I was married for thirteen years before I had a six week affair. During that time my dh:
Humiliated me in public because I didn’t cut up a piece of meat in the way he felt was appropriate (I ended up leaving my dinner because I felt so ashamed,)
When I was asked to contribute to my DC’s nursery by helping out with some musical activities he told me in front of the DC that it wouldn’t be happening. DC excitedly told him that “mummy will be coming in to do x” and his instant response was “no you won’t.”
I applied to do a college course, and unfortunately he got sight of the letter before I saw it read it, and told me I had been declined and shredded it before I could see it, the reasons given were so unexpected that I have always wondered whether I was actually accepted and he just wouldn’t let me go, but it never occurred to me to question it at the time.
Told me that we needed to have sex to prove that we could for the post birth check-up. We would be going up when the baby went down for a nap, and that’s exactly what happened. I only realised very recently what that actually meant.

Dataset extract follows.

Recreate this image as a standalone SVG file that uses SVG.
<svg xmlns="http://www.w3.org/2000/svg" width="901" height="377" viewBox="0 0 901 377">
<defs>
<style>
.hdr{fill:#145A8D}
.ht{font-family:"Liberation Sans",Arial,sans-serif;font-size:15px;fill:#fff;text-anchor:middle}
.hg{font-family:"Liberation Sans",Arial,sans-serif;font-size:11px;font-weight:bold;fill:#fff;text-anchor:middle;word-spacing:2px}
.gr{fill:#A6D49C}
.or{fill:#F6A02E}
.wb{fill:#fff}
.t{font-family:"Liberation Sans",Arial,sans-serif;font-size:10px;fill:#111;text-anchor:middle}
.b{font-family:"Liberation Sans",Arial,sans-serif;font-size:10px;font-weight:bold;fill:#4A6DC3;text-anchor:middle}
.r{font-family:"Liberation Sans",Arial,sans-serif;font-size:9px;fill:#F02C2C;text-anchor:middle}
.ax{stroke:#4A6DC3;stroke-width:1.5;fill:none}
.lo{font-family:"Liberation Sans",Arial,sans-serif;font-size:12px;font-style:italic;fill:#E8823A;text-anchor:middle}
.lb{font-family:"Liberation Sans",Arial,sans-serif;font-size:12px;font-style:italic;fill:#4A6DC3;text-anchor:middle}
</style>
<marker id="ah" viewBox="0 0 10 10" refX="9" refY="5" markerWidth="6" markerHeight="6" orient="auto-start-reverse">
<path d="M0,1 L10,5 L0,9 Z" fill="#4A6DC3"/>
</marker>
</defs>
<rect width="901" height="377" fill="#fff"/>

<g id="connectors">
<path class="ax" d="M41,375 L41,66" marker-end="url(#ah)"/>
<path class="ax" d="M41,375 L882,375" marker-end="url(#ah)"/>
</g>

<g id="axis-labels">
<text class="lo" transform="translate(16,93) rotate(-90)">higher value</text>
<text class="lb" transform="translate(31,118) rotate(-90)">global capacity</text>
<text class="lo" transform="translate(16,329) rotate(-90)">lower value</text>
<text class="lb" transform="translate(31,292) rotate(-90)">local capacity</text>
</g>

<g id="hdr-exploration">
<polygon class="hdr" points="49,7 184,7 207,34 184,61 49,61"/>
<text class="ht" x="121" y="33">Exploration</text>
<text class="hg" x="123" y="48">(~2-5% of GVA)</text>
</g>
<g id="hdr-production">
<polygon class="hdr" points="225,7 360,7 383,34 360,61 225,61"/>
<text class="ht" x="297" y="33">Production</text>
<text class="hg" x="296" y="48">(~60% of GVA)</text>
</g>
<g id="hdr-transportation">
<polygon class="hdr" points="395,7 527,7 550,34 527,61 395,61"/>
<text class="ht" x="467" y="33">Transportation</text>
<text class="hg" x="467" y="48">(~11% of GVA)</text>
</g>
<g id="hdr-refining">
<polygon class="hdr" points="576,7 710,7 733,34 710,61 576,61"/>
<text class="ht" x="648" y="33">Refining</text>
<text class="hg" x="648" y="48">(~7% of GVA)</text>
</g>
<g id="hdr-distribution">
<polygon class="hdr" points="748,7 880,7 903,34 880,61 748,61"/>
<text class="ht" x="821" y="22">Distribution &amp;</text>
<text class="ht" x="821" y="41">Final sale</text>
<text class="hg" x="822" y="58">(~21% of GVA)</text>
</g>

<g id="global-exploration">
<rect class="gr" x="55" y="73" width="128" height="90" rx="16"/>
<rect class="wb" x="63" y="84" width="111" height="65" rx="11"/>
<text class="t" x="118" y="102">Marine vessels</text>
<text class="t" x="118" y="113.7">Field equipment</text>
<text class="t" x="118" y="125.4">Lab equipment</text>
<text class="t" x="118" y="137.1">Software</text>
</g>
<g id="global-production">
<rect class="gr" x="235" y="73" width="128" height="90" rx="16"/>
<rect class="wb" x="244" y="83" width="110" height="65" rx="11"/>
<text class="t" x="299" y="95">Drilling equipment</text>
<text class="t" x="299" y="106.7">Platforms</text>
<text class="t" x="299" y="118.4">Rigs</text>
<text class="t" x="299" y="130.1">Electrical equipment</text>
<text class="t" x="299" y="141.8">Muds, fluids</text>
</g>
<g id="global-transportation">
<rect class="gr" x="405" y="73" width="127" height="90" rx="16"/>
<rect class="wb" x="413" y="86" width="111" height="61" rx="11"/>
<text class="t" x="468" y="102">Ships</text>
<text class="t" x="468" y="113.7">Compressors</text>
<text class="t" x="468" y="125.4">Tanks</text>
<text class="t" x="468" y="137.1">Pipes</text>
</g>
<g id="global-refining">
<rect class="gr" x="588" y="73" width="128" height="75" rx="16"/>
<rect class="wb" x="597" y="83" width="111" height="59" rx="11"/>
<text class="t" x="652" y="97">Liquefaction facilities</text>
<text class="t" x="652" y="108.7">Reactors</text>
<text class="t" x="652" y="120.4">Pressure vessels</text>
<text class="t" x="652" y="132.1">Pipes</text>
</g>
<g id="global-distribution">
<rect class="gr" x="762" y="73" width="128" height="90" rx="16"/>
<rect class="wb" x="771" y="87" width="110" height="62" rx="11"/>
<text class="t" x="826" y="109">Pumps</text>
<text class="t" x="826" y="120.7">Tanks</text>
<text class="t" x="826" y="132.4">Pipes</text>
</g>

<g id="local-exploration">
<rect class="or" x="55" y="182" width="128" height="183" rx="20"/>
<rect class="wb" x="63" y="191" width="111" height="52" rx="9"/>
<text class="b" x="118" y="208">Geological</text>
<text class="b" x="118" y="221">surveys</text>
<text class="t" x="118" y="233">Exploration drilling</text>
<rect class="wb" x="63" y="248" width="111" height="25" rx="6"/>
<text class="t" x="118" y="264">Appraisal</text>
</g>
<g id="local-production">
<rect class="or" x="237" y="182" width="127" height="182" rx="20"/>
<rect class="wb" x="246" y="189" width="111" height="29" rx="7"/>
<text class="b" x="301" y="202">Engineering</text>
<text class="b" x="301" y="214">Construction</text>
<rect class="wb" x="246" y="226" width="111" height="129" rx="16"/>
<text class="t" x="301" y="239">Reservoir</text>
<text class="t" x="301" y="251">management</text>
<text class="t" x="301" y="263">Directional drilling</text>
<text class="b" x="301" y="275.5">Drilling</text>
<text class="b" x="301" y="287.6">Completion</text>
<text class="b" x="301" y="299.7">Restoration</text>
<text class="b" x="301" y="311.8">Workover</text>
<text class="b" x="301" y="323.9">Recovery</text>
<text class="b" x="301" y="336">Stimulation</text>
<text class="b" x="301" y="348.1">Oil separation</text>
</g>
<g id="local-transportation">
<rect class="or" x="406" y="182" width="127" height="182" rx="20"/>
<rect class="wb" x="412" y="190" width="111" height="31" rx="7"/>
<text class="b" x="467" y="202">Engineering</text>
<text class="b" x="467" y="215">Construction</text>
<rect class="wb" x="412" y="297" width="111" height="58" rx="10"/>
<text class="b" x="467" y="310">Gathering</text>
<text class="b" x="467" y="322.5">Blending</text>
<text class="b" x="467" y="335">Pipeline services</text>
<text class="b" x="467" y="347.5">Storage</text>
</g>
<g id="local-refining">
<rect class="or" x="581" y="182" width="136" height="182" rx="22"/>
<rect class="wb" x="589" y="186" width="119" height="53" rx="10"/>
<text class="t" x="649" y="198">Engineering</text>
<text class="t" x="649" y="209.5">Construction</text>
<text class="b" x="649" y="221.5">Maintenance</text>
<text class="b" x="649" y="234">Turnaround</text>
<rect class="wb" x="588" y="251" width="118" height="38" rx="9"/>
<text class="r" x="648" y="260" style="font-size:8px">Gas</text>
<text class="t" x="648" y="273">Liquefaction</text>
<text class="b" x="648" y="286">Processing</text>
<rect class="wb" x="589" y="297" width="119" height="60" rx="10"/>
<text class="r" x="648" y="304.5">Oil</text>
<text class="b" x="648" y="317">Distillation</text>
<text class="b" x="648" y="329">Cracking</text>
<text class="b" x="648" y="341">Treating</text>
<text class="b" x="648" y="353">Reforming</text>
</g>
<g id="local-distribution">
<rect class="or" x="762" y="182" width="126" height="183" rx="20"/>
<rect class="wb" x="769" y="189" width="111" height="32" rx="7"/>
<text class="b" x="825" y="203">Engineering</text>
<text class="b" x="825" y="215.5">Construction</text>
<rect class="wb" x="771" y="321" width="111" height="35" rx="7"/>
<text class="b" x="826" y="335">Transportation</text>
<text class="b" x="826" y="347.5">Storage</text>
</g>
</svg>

In between the marriage was actually a decent one. You don’t notice the emotional stuff when it happens on a gradual scale.
I never justified having an affair, I simply explained the circumstances in which it happened.
In emotionally abusive relationships you don’t consider the possibility of being in danger. It’s not the same as a physical relationship where you face physical harm as a result of being found out. But at the time I didn’t think about that, I thought that actually, there were people out there who seemed to think I was a pretty decent human being when previously I had been told I wasn’t but it was ok, at least he loved me, even if I wasn’t as good a shag as his ex.
Ironically he would have taken me back after the affair. But at that point I knew that things would become much worse, and besides, I had told him at that point I was leaving. We’d been talking about splitting prior to that anyway but there were always reasons why we couldn’t. It’s actually not as easy as some people seem to think it is to walk out on someone without having a reason to do so.
Being abused didn’t justify my affair. But my affair did justify splitting up and his being able to retain his dignity and remain the innocent party who had done no wrong.
OK, so having had a six week long affair, most of which was emotional and only ended up in sex once, I am an abuser. But tell me this. If a couple are in a relationship where there is violence from one side and one day the victim retaliates and hits him back, is she then also an abuser? Are those things equal?
Even a woman who murders her husband in self defence is often justified because of everything she has been through. yet someone can go through years of emotional abuse and when they have an affair at the end of that, somehow what they have done is considered worse...
I can hand on heart say that I would never have another affair.
My ex on the other hand is now with someone else and his behaviour towards her is following the same pattern. He’s already managed to move her away from friends, gaslights her, made her believe I was totally against her in the beginning to ensure that she and I would never actually get to talk. The difference is that she uses their children as weapons and threatens him that if they ever split he will never see them again. She’s already turned her own DC against their father, and even though they do see him occasionally it is very much not encouraged.
But people need to distinguish between justifiable/ok and understandable. I never justified my affair. I have written about it on here before and I have never said that what I did was ok. But such a situation can make it understandable.
Life just isn’t that black and white.